During the summer, the Bedouin Mahmoud Mansour takes his 30 sheep to mountain pastures above the snow line, where he sleeps in a cave, “as any of my forebears might have done,” he says, smiling. As an employee of the Egyptian government, he also patrols—on camel—the St. Katherine Natural Protectorate, which covers 1,740 square miles and which supports a rich assortment of desert wildlife: ibex, hyena, endangered North African wolves, the Egyptian spiny mouse, the sand fox and the rock hyrax (a rabbit-size, very distant relative of the elephant).
“I know every single cranny in these mountains,” says Mansour. He has helped stop illegal construction of houses, put an end to unauthorized rockquarrying and cracked down on poachers trapping rare falcons. He explains to his fellow shepherds that the occasional sheep, killed by the desert’s wild beasts, is far less valuable than the potential revenue brought in by the tourists.
Still, he mourns the passing of many traditions. “My people,” he muses, “are no longer interested in the mountains or in gardens. Instead, they open coffee shops and work as mechanics.” He is troubled that camels, once a Bedouin’s most precious possession, are turned loose to run wild in the desert. But he remains optimistic. “If you do good deeds in life, like fixing a bird’s broken wing or planting a tree anyone may eat from,” he avers, “these gestures will earn you Paradise.”
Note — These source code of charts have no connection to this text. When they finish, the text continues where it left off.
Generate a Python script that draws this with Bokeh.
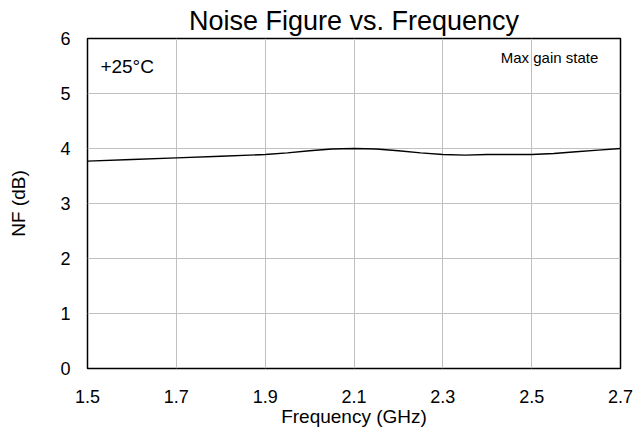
from bokeh.plotting import figure
from bokeh.models import Range1d, FixedTicker, Label
from bokeh.embed import file_html
from bokeh.resources import INLINE

freq = [1.5, 1.6, 1.7, 1.8, 1.9, 1.95, 2.0, 2.05, 2.1, 2.15, 2.2, 2.25, 2.3,
        2.35, 2.4, 2.45, 2.5, 2.55, 2.6, 2.65, 2.7]
nf = [3.77, 3.80, 3.83, 3.86, 3.89, 3.92, 3.96, 3.99, 4.00, 3.99, 3.96, 3.92, 3.89,
      3.88, 3.89, 3.89, 3.89, 3.91, 3.94, 3.97, 4.00]
x_ticks = [1.5, 1.7, 1.9, 2.1, 2.3, 2.5, 2.7]
y_ticks = [0, 1, 2, 3, 4, 5, 6]

FONT = "Liberation Sans"

p = figure(width=642, height=436, output_backend="svg", toolbar_location=None,
           x_range=Range1d(1.5, 2.7), y_range=Range1d(0, 6),
           title="Noise Figure vs. Frequency",
           min_border_left=87, min_border_right=22, min_border_bottom=68, min_border_top=38)

p.title.text_font = FONT
p.title.text_font_size = "27px"
p.title.text_font_style = "normal"
p.title.text_color = "black"
p.title.align = "center"
p.title.standoff = 5
p.title.offset = 0

p.outline_line_color = "black"
p.outline_line_width = 1.5
p.outline_line_alpha = 1

for ax in (p.xaxis[0], p.yaxis[0]):
    ax.axis_line_color = None
    ax.major_tick_line_color = None
    ax.minor_tick_line_color = None
    ax.major_label_text_font = FONT
    ax.major_label_text_font_size = "18px"
    ax.major_label_text_color = "black"
    ax.axis_label_text_font = FONT
    ax.axis_label_text_font_size = "19px"
    ax.axis_label_text_font_style = "normal"
    ax.axis_label_text_color = "black"

p.xaxis.major_label_standoff = 15
p.yaxis.major_label_standoff = 11
p.xaxis.ticker = FixedTicker(ticks=x_ticks)
p.yaxis.ticker = FixedTicker(ticks=y_ticks)
p.xaxis.axis_label = "Frequency (GHz)"
p.yaxis.axis_label = "NF (dB)"
p.xaxis.axis_label_standoff = 0
p.yaxis.axis_label_standoff = 28

p.xgrid.grid_line_color = "#c0c0c0"
p.ygrid.grid_line_color = "#c0c0c0"
p.xgrid.grid_line_width = 1
p.ygrid.grid_line_width = 1

p.line(freq, nf, line_color="black", line_width=1.4)

p.add_layout(Label(x=1.529, y=5.5, text="+25°C", text_font=FONT, text_font_size="19px",
                   text_color="black", text_baseline="alphabetic"))
p.add_layout(Label(x=2.65, y=5.65, text="Max gain state", text_font=FONT, text_font_size="15px",
                   text_color="black", text_align="right", text_baseline="alphabetic"))

open("out.html", "w").write(file_html(p, INLINE))
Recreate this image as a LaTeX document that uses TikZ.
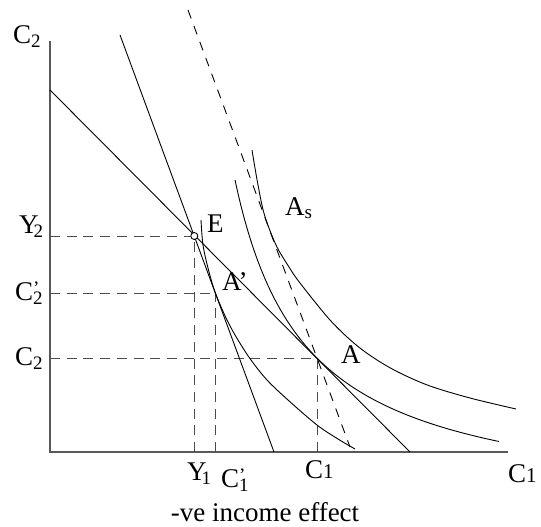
\documentclass[tikz,border=0pt]{standalone}
\usepackage{fontspec}
\setmainfont{Liberation Serif}
\newcommand{\sbs}[1]{\raisebox{-4pt}{\fontsize{19}{19}\selectfont #1}}
\newcommand{\prs}[1]{\rlap{\raisebox{6pt}{\fontsize{19}{19}\selectfont ’}}\raisebox{-4pt}{\fontsize{19}{19}\selectfont #1}}
\newcommand{\onb}[1]{{\fontsize{21}{21}\selectfont #1}}
\begin{document}
\begin{tikzpicture}[x=1pt,y=-1pt,
  lab/.style={inner sep=0pt, anchor=base west, font=\fontsize{27}{30}\selectfont},
  curve/.style={line width=0.9pt, black},
  guide/.style={line width=0.9pt, black!70, dash pattern=on 10pt off 6.7pt},
  slantdash/.style={line width=0.9pt, black, dash pattern=on 9pt off 8pt},
  axisline/.style={line width=1.3pt, black!65}]
\useasboundingbox (0,0) rectangle (541,527);
% key points
\coordinate (O) at (50,452);
\coordinate (ytop) at (50,41);
\coordinate (xend) at (508,452);
\coordinate (E) at (194.3,236);
\coordinate (Ap) at (215.5,293.3);
\coordinate (A) at (317,358);
\coordinate (B0) at (50,90);
\coordinate (B1) at (410,452);
\coordinate (S0) at (120,35);
\coordinate (S1) at (274,452);
\coordinate (D0) at (188,10);
\coordinate (D1) at (350,447);
\coordinate (y2) at (50,236);
\coordinate (c2p) at (50,293.3);
\coordinate (c2) at (50,358);
\coordinate (y1) at (194.3,452);
\coordinate (c1p) at (215.5,452);
\coordinate (c1) at (317,452);
% axes
\draw[axisline] (ytop) -- (O) -- (xend);
% guides
\draw[guide] (y2) -- (E);
\draw[guide] (c2p) -- (Ap);
\draw[guide] (c2) -- (A);
\draw[guide] (y1) -- (E);
\draw[guide] (c1p) -- (Ap);
\draw[guide] (c1) -- (A);
% budget lines
\draw[curve] (B0) -- (B1);
\draw[curve] (S0) -- (S1);
\draw[slantdash] (D0) -- (D1);
% indifference curves
\draw[curve] plot[smooth, tension=0.55] coordinates {(201,220) (203,245) (208.5,270) (215.5,293.3) (227,320) (238,340) (251,360) (267,380) (288,400) (317,425) (338,439) (355,449)};
\draw[curve] plot[domain=235:499, samples=90] (\x,{511.5-100*(234.34/(\x-164.3))});
\draw[curve] plot[smooth, tension=0.55] coordinates {(252,150) (258,185) (264.5,215) (276,245) (289,267) (300,283) (330,320) (355,344) (377,360) (400,373) (430,386) (470,398) (516,409)};
% endowment point
\node[circle, draw, fill=white, line width=0.9pt, inner sep=0pt, minimum size=7pt] (Ec) at (E) {};
% labels
\node[lab] (lC2top) at (13,44) {C\sbs{2}};
\node[lab] (lY2) at (19,233) {Y\kern-5pt\sbs{2}};
\node[lab] (lC2p) at (15,300) {C\prs{2}};
\node[lab] (lC2) at (15,365) {C\sbs{2}};
\node[lab] (lE) at (207,232) {E};
\node[lab] (lAp) at (222,290) {A’};
\node[lab] (lA) at (341,363.5) {A};
\node[lab] (lAs) at (285,215) {A\raisebox{-3pt}{\fontsize{19}{19}\selectfont s}};
\node[lab] (lY1) at (187,480) {Y\kern-5pt\sbs{1}};
\node[lab] (lC1p) at (221,487) {C\prs{1}};
\node[lab] (lC1) at (305,478) {C\onb{1}};
\node[lab] (lC1r) at (508,482) {C\onb{1}};
\node[lab, anchor=base] (cap) at (265,521) {-ve income effect};
\end{tikzpicture}
\end{document}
By evening, I was in Dahab, not long ago a sleepy beachside hamlet, now another stop amid a concrete line of resorts running for miles along the shore. The town’s main street, parallel to the waterfront, was all lights and bustle. Foreigners and Egyptians lurched gaily through the starlit air. With waves lapping at one side of the road and mountains rising in the distance, the stresses of Cairo and the dank filth of the Nile seemed far away.
I was having dinner in a restaurant jutting out on the water when a wave, in the unpredictable way of the Red Sea, rose up and drenched me and my companions. Over loudspeakers, we could hear the voices of women singing, as they must have done 3,000 years ago after a much greater wave disposed of Pharaoh’s chariots. According to Exodus, Moses’ sister Miriam, celebrating that dramatic deliverance, “took a timbrel in her hand; and all the women went out after her with timbrels and with dances.”
For a fleeting moment, Lawrence of Arabia had it right after all. The Sinai seemed a most “jolly desert” indeed.